Born on 26 August 1889 in Hawera, a small town in the Taranaki region of New Zealand, Grant was working as a builder when he volunteered for the New Zealand Expeditionary Force (NZEF) in June 1915.

Military career

At the time of Grant's enlistment, the NZEF was engaged in the Gallipoli Campaign and after initial training, he embarked for the Middle East in October 1915. He joined the 1st Battalion, Wellington Infantry Regiment of the New Zealand Division, then being formed in the aftermath of the evacuation from the Gallipoli Peninsula. It duly embarked for the Western Front.

Grant served with the battalion throughout 1916 and 1917, and the following year had reached the rank of sergeant. He was 29 years old when he performed the deed for which he was awarded the Victoria Cross. On 1 September 1918 near Bancourt, the leading waves of the battalion on reaching a crest of high ground, found that a line of enemy machine-gun posts offered a serious obstacle to further advance. The company, however, advanced against these posts under point-blank fire, and when about 20 yards (18 m) away Grant, closely followed by a comrade, rushed ahead of his platoon, entering the centre post and demoralising the garrison so that the platoon were able to mop up the positions. In the same manner he rushed the post on the left and the remaining posts were quickly occupied and cleared by his company.

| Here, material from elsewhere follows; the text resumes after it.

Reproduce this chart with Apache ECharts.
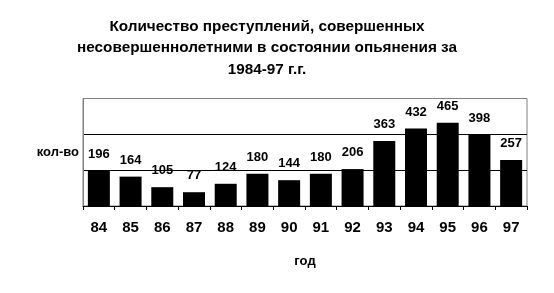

Shortly afterwards, Grant was promoted to second lieutenant and traveled to Cambridge in England for officer training in October 1918. He was wounded in November, within days of his return to the front. His service with the NZEF ended with his repatriation to New Zealand in 1919.

Later life

Grant remained involved with military life, serving in the Territorial Force until 1929, by which time he had reached the rank of lieutenant. He was discharged due to his age and also for being unable to attend camp. He later worked in Paeroa, becoming noted for his erratic behaviour which meant he found it difficult to gain employment. Undiagnosed at the time, it is thought that Grant suffered from post-traumatic stress disorder. Grant died at the age of 81, and is buried in Waikumete Cemetery in Auckland.

Grant's Victoria Cross was displayed at the QEII Army Memorial Museum, Waiouru, New Zealand. On 2 December 2007 it was one of nine Victoria Crosses that were among a hundred medals stolen from the museum. On 16 February 2008, New Zealand Police announced all the medals had been recovered as a result of a NZ$300,000 reward offered by Michael Ashcroft and Tom Sturgess.